SET EXERCISE –
Copy nothing but the text: repeat each entry exactly and drop the images.
++++ PROVIDED RECORDS
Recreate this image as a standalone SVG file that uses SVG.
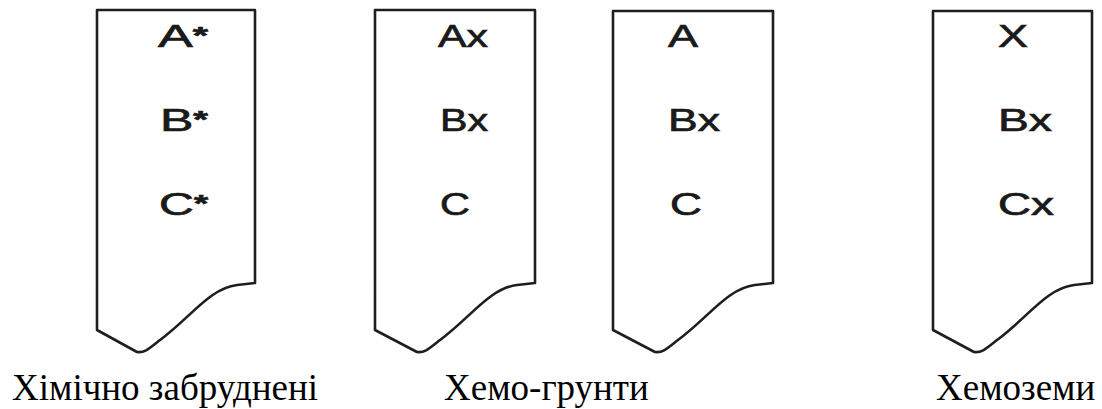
<svg xmlns="http://www.w3.org/2000/svg" width="1102" height="409" viewBox="0 0 1102 409">
<style>
.box{fill:#fff;stroke:#1e1e1e;stroke-width:2.6;stroke-linejoin:round}
.hz{font-family:"Liberation Sans",Arial,sans-serif;font-size:32px;fill:#1a1a1a;stroke:#1a1a1a;stroke-width:0.7}
.st{font-size:24px;font-weight:bold}
.lbl{font-family:"Liberation Serif","Times New Roman",serif;font-size:37px;fill:#000}
</style>
<rect width="1102" height="409" fill="#fff"/>
<g id="col1">
<path class="box" d="M97 10 H255 V283 L237 285 C210 288 190 318 160 340 C150 348 145 353 137 352 L97 330 Z"/>
<text class="hz" x="158" y="47" textLength="50" lengthAdjust="spacingAndGlyphs">A<tspan class="st" dy="-3">*</tspan></text>
<text class="hz" x="160" y="131" textLength="48" lengthAdjust="spacingAndGlyphs">B<tspan class="st" dy="-3">*</tspan></text>
<text class="hz" x="159" y="215" textLength="49" lengthAdjust="spacingAndGlyphs">C<tspan class="st" dy="-3">*</tspan></text>
</g>
<g id="col2">
<path class="box" d="M375 10 H535 V283 L517 285 C490 288 470 318 440 340 C430 348 425 353 417 352 L375 330 Z"/>
<text class="hz" x="438" y="47" textLength="50" lengthAdjust="spacingAndGlyphs">Ax</text>
<text class="hz" x="440" y="131" textLength="48" lengthAdjust="spacingAndGlyphs">Bx</text>
<text class="hz" x="440" y="215" textLength="30" lengthAdjust="spacingAndGlyphs">C</text>
</g>
<g id="col3">
<path class="box" d="M613 11 H773 V283 L755 285 C728 288 708 318 678 340 C668 348 663 353 655 352 L613 330 Z"/>
<text class="hz" x="668" y="47" textLength="30" lengthAdjust="spacingAndGlyphs">A</text>
<text class="hz" x="668" y="131" textLength="52" lengthAdjust="spacingAndGlyphs">Bx</text>
<text class="hz" x="670" y="215" textLength="32" lengthAdjust="spacingAndGlyphs">C</text>
</g>
<g id="col4">
<path class="box" d="M933 11 H1092 V283 L1074 285 C1047 288 1027 318 997 340 C987 348 982 353 974 352 L933 330 Z"/>
<text class="hz" x="998" y="47" textLength="30" lengthAdjust="spacingAndGlyphs">X</text>
<text class="hz" x="998" y="131" textLength="54" lengthAdjust="spacingAndGlyphs">Bx</text>
<text class="hz" x="998" y="215" textLength="56" lengthAdjust="spacingAndGlyphs">Cx</text>
</g>
<g id="labels">
<text class="lbl" x="12" y="400">Хімічно забруднені</text>
<text class="lbl" x="444" y="400">Хемо-грунти</text>
<text class="lbl" x="936" y="400">Хемоземи</text>
</g>
<g id="connectors"/>
</svg>
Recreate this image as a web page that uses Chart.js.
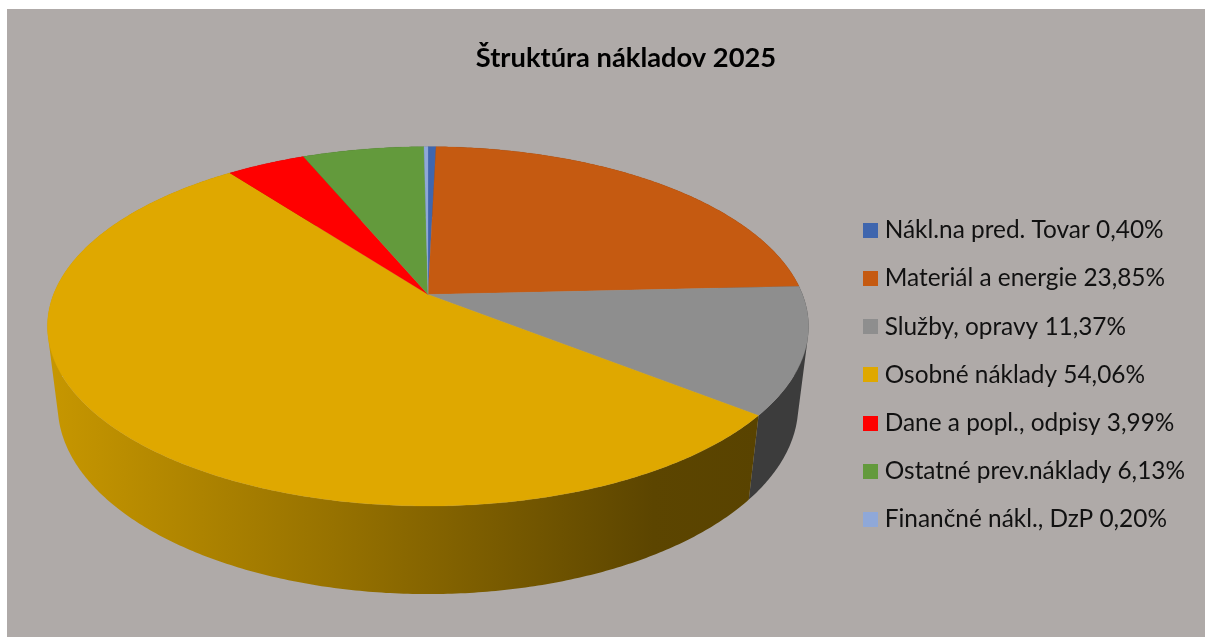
<!DOCTYPE html>
<html><head><meta charset="utf-8">
<style>html,body{margin:0;padding:0;background:#fff;overflow:hidden}
#panel{position:absolute;left:7px;top:9px;width:1198px;height:628px;background:#AFAAA8}
canvas{position:absolute;left:0;top:0}</style>
<script src="https://cdn.jsdelivr.net/npm/chart.js@4/dist/chart.umd.js"></script>
</head><body><div id="panel"></div><div style="position:absolute;left:0;top:0;width:1205px;height:637px"><canvas id="c" width="1205" height="637"></canvas></div>
<script>
const categories=["Nákl.na pred. Tovar","Materiál a energie","Služby, opravy","Osobné náklady","Dane a popl., odpisy","Ostatné prev.náklady","Finančné nákl., DzP"];
const values=[0.40,23.85,11.37,54.06,3.99,6.13,0.20];
const colors=["#3F66AE","#C55A11","#8E8E8E","#DFA800","#FF0000","#639A3C","#8FA8D8"];
const wallColors=["#2B4677","#7F3A0B","#3C3C3C",null,"#A00000","#3F6326","#5A6C8C"];
const titleText="Štruktúra nákladov 2025";
const labels=categories.map((c,i)=>c+" "+values[i].toFixed(2).replace(".",",")+"%");

const view={cx:428,cy:294.4,a:374.5,b:174,k:0.1778,d:80.5,e:0.027};
function topPt(ang){const u=Math.cos(ang),v=Math.sin(ang),w=1-view.k*v;
  return [view.cx+view.a*u/w,view.cy+view.b*v/w];}
function lowPt(ang){const u=Math.cos(ang),v=Math.sin(ang),w=1-view.k*v+view.e;
  return [view.cx+view.a*u/w,view.cy+(view.b*v+view.d)/w];}
function sweep(s,e){const n=Math.max(2,Math.ceil((e-s)/0.01));const r=[];for(let i=0;i<=n;i++)r.push(s+(e-s)*i/n);return r;}

class Arc3D extends Chart.ArcElement{
  static id="arc3d";
  draw(ctx){
    const {startAngle,endAngle}=this.getProps(["startAngle","endAngle"]);
    const col=this.options.backgroundColor;
    ctx.save();ctx.beginPath();ctx.moveTo(view.cx,view.cy);
    sweep(startAngle,endAngle).forEach(a=>{const p=topPt(a);ctx.lineTo(p[0],p[1]);});
    ctx.closePath();ctx.fillStyle=col;ctx.strokeStyle=col;ctx.lineWidth=0.25;ctx.lineJoin="round";ctx.fill();ctx.stroke();ctx.restore();
  }
}
class Pie3D extends Chart.PieController{
  static id="pie3d";
  static defaults={dataElementType:"arc3d"};
  draw(){
    const ctx=this.chart.ctx,els=this.getMeta().data;
    const g=ctx.createLinearGradient(47,0,760,0);
    g.addColorStop(0,"#C79700");g.addColorStop(.4,"#977200");g.addColorStop(.6,"#7D5E00");g.addColorStop(.85,"#5C4500");g.addColorStop(1,"#594300");
    const order=els.map((e,i)=>i).sort((p,q)=>(p===3)-(q===3)||(q===2)-(p===2));
    order.forEach(i=>{
      const {startAngle,endAngle}=els[i].getProps(["startAngle","endAngle"]);
      const angs=sweep(startAngle,endAngle);
      ctx.save();ctx.fillStyle=wallColors[i]||g;ctx.beginPath();
      for(let j=0;j<angs.length-1;j++){
        let q=[topPt(angs[j]),topPt(angs[j+1]),lowPt(angs[j+1]),lowPt(angs[j])];
        let area=0;q.forEach((p,n)=>{const r=q[(n+1)%4];area+=p[0]*r[1]-r[0]*p[1];});
        if(area<0)q=q.reverse();
        ctx.moveTo(q[0][0],q[0][1]);for(let n=1;n<4;n++)ctx.lineTo(q[n][0],q[n][1]);ctx.closePath();
      }
      ctx.fill("nonzero");ctx.restore();
    });
    super.draw();
  }
}
Chart.register(Arc3D,Pie3D);
function swatch(col){const s=document.createElement("canvas");s.width=15;s.height=15;const x=s.getContext("2d");x.fillStyle=col;x.fillRect(0,0,15,15);return s;}
const baseLabels=Chart.PieController.overrides.plugins.legend.labels.generateLabels;
new Chart(document.getElementById("c"),{
  type:"pie3d",
  data:{labels:labels,datasets:[{data:values,backgroundColor:colors,borderWidth:0,clip:false}]},
  options:{responsive:false,animation:false,
    layout:{padding:{left:57,right:10,top:0,bottom:0}},
    plugins:{
      tooltip:{enabled:false},
      title:{display:true,text:titleText,color:"#000",font:{family:"Lato",size:27.3,weight:"bold"},padding:{top:41.5,bottom:38.5}},
      legend:{position:"right",fullSize:false,labels:{usePointStyle:true,pointStyleWidth:5,boxHeight:15,padding:23.8,color:"#111",font:{family:"Lato",size:24.4},
        generateLabels:c=>baseLabels(c).map((l,i)=>Object.assign(l,{pointStyle:swatch(colors[i])}))}}
    }
  }
});
</script></body></html>
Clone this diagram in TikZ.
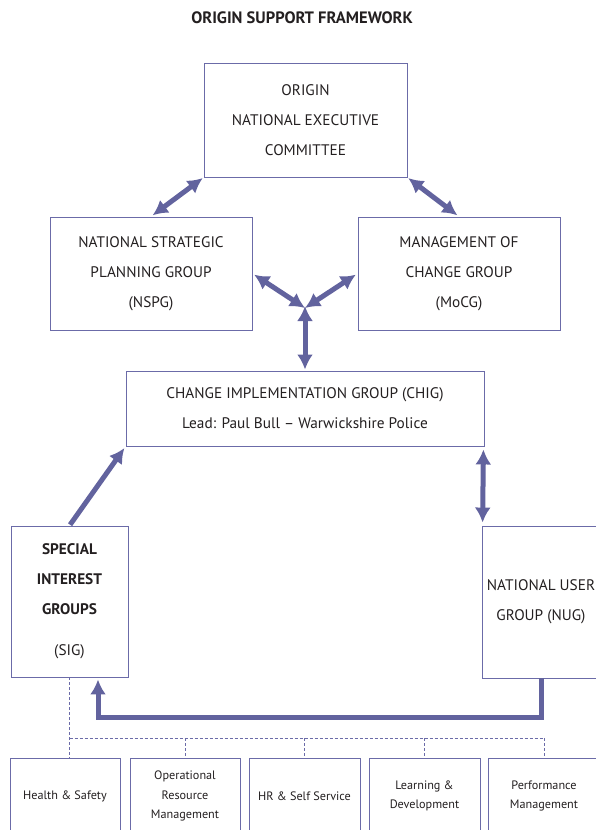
++++++++
RESPONSE –
Recreate this image as a standalone SVG file that uses SVG.
<svg xmlns="http://www.w3.org/2000/svg" width="1102" height="409" viewBox="0 0 1102 409">
<style>
.box{fill:#fff;stroke:#1e1e1e;stroke-width:2.6;stroke-linejoin:round}
.hz{font-family:"Liberation Sans",Arial,sans-serif;font-size:32px;fill:#1a1a1a;stroke:#1a1a1a;stroke-width:0.7}
.st{font-size:24px;font-weight:bold}
.lbl{font-family:"Liberation Serif","Times New Roman",serif;font-size:37px;fill:#000}
</style>
<rect width="1102" height="409" fill="#fff"/>
<g id="col1">
<path class="box" d="M97 10 H255 V283 L237 285 C210 288 190 318 160 340 C150 348 145 353 137 352 L97 330 Z"/>
<text class="hz" x="158" y="47" textLength="50" lengthAdjust="spacingAndGlyphs">A<tspan class="st" dy="-3">*</tspan></text>
<text class="hz" x="160" y="131" textLength="48" lengthAdjust="spacingAndGlyphs">B<tspan class="st" dy="-3">*</tspan></text>
<text class="hz" x="159" y="215" textLength="49" lengthAdjust="spacingAndGlyphs">C<tspan class="st" dy="-3">*</tspan></text>
</g>
<g id="col2">
<path class="box" d="M375 10 H535 V283 L517 285 C490 288 470 318 440 340 C430 348 425 353 417 352 L375 330 Z"/>
<text class="hz" x="438" y="47" textLength="50" lengthAdjust="spacingAndGlyphs">Ax</text>
<text class="hz" x="440" y="131" textLength="48" lengthAdjust="spacingAndGlyphs">Bx</text>
<text class="hz" x="440" y="215" textLength="30" lengthAdjust="spacingAndGlyphs">C</text>
</g>
<g id="col3">
<path class="box" d="M613 11 H773 V283 L755 285 C728 288 708 318 678 340 C668 348 663 353 655 352 L613 330 Z"/>
<text class="hz" x="668" y="47" textLength="30" lengthAdjust="spacingAndGlyphs">A</text>
<text class="hz" x="668" y="131" textLength="52" lengthAdjust="spacingAndGlyphs">Bx</text>
<text class="hz" x="670" y="215" textLength="32" lengthAdjust="spacingAndGlyphs">C</text>
</g>
<g id="col4">
<path class="box" d="M933 11 H1092 V283 L1074 285 C1047 288 1027 318 997 340 C987 348 982 353 974 352 L933 330 Z"/>
<text class="hz" x="998" y="47" textLength="30" lengthAdjust="spacingAndGlyphs">X</text>
<text class="hz" x="998" y="131" textLength="54" lengthAdjust="spacingAndGlyphs">Bx</text>
<text class="hz" x="998" y="215" textLength="56" lengthAdjust="spacingAndGlyphs">Cx</text>
</g>
<g id="labels">
<text class="lbl" x="12" y="400">Хімічно забруднені</text>
<text class="lbl" x="444" y="400">Хемо-грунти</text>
<text class="lbl" x="936" y="400">Хемоземи</text>
</g>
<g id="connectors"/>
</svg>
Recreate this image as a web page that uses Chart.js.
<!DOCTYPE html>
<html><head><meta charset="utf-8">
<style>html,body{margin:0;padding:0;background:#fff;overflow:hidden}
#panel{position:absolute;left:7px;top:9px;width:1198px;height:628px;background:#AFAAA8}
canvas{position:absolute;left:0;top:0}</style>
<script src="https://cdn.jsdelivr.net/npm/chart.js@4/dist/chart.umd.js"></script>
</head><body><div id="panel"></div><div style="position:absolute;left:0;top:0;width:1205px;height:637px"><canvas id="c" width="1205" height="637"></canvas></div>
<script>
const categories=["Nákl.na pred. Tovar","Materiál a energie","Služby, opravy","Osobné náklady","Dane a popl., odpisy","Ostatné prev.náklady","Finančné nákl., DzP"];
const values=[0.40,23.85,11.37,54.06,3.99,6.13,0.20];
const colors=["#3F66AE","#C55A11","#8E8E8E","#DFA800","#FF0000","#639A3C","#8FA8D8"];
const wallColors=["#2B4677","#7F3A0B","#3C3C3C",null,"#A00000","#3F6326","#5A6C8C"];
const titleText="Štruktúra nákladov 2025";
const labels=categories.map((c,i)=>c+" "+values[i].toFixed(2).replace(".",",")+"%");

const view={cx:428,cy:294.4,a:374.5,b:174,k:0.1778,d:80.5,e:0.027};
function topPt(ang){const u=Math.cos(ang),v=Math.sin(ang),w=1-view.k*v;
  return [view.cx+view.a*u/w,view.cy+view.b*v/w];}
function lowPt(ang){const u=Math.cos(ang),v=Math.sin(ang),w=1-view.k*v+view.e;
  return [view.cx+view.a*u/w,view.cy+(view.b*v+view.d)/w];}
function sweep(s,e){const n=Math.max(2,Math.ceil((e-s)/0.01));const r=[];for(let i=0;i<=n;i++)r.push(s+(e-s)*i/n);return r;}

class Arc3D extends Chart.ArcElement{
  static id="arc3d";
  draw(ctx){
    const {startAngle,endAngle}=this.getProps(["startAngle","endAngle"]);
    const col=this.options.backgroundColor;
    ctx.save();ctx.beginPath();ctx.moveTo(view.cx,view.cy);
    sweep(startAngle,endAngle).forEach(a=>{const p=topPt(a);ctx.lineTo(p[0],p[1]);});
    ctx.closePath();ctx.fillStyle=col;ctx.strokeStyle=col;ctx.lineWidth=0.25;ctx.lineJoin="round";ctx.fill();ctx.stroke();ctx.restore();
  }
}
class Pie3D extends Chart.PieController{
  static id="pie3d";
  static defaults={dataElementType:"arc3d"};
  draw(){
    const ctx=this.chart.ctx,els=this.getMeta().data;
    const g=ctx.createLinearGradient(47,0,760,0);
    g.addColorStop(0,"#C79700");g.addColorStop(.4,"#977200");g.addColorStop(.6,"#7D5E00");g.addColorStop(.85,"#5C4500");g.addColorStop(1,"#594300");
    const order=els.map((e,i)=>i).sort((p,q)=>(p===3)-(q===3)||(q===2)-(p===2));
    order.forEach(i=>{
      const {startAngle,endAngle}=els[i].getProps(["startAngle","endAngle"]);
      const angs=sweep(startAngle,endAngle);
      ctx.save();ctx.fillStyle=wallColors[i]||g;ctx.beginPath();
      for(let j=0;j<angs.length-1;j++){
        let q=[topPt(angs[j]),topPt(angs[j+1]),lowPt(angs[j+1]),lowPt(angs[j])];
        let area=0;q.forEach((p,n)=>{const r=q[(n+1)%4];area+=p[0]*r[1]-r[0]*p[1];});
        if(area<0)q=q.reverse();
        ctx.moveTo(q[0][0],q[0][1]);for(let n=1;n<4;n++)ctx.lineTo(q[n][0],q[n][1]);ctx.closePath();
      }
      ctx.fill("nonzero");ctx.restore();
    });
    super.draw();
  }
}
Chart.register(Arc3D,Pie3D);
function swatch(col){const s=document.createElement("canvas");s.width=15;s.height=15;const x=s.getContext("2d");x.fillStyle=col;x.fillRect(0,0,15,15);return s;}
const baseLabels=Chart.PieController.overrides.plugins.legend.labels.generateLabels;
new Chart(document.getElementById("c"),{
  type:"pie3d",
  data:{labels:labels,datasets:[{data:values,backgroundColor:colors,borderWidth:0,clip:false}]},
  options:{responsive:false,animation:false,
    layout:{padding:{left:57,right:10,top:0,bottom:0}},
    plugins:{
      tooltip:{enabled:false},
      title:{display:true,text:titleText,color:"#000",font:{family:"Lato",size:27.3,weight:"bold"},padding:{top:41.5,bottom:38.5}},
      legend:{position:"right",fullSize:false,labels:{usePointStyle:true,pointStyleWidth:5,boxHeight:15,padding:23.8,color:"#111",font:{family:"Lato",size:24.4},
        generateLabels:c=>baseLabels(c).map((l,i)=>Object.assign(l,{pointStyle:swatch(colors[i])}))}}
    }
  }
});
</script></body></html>
Clone this diagram in TikZ.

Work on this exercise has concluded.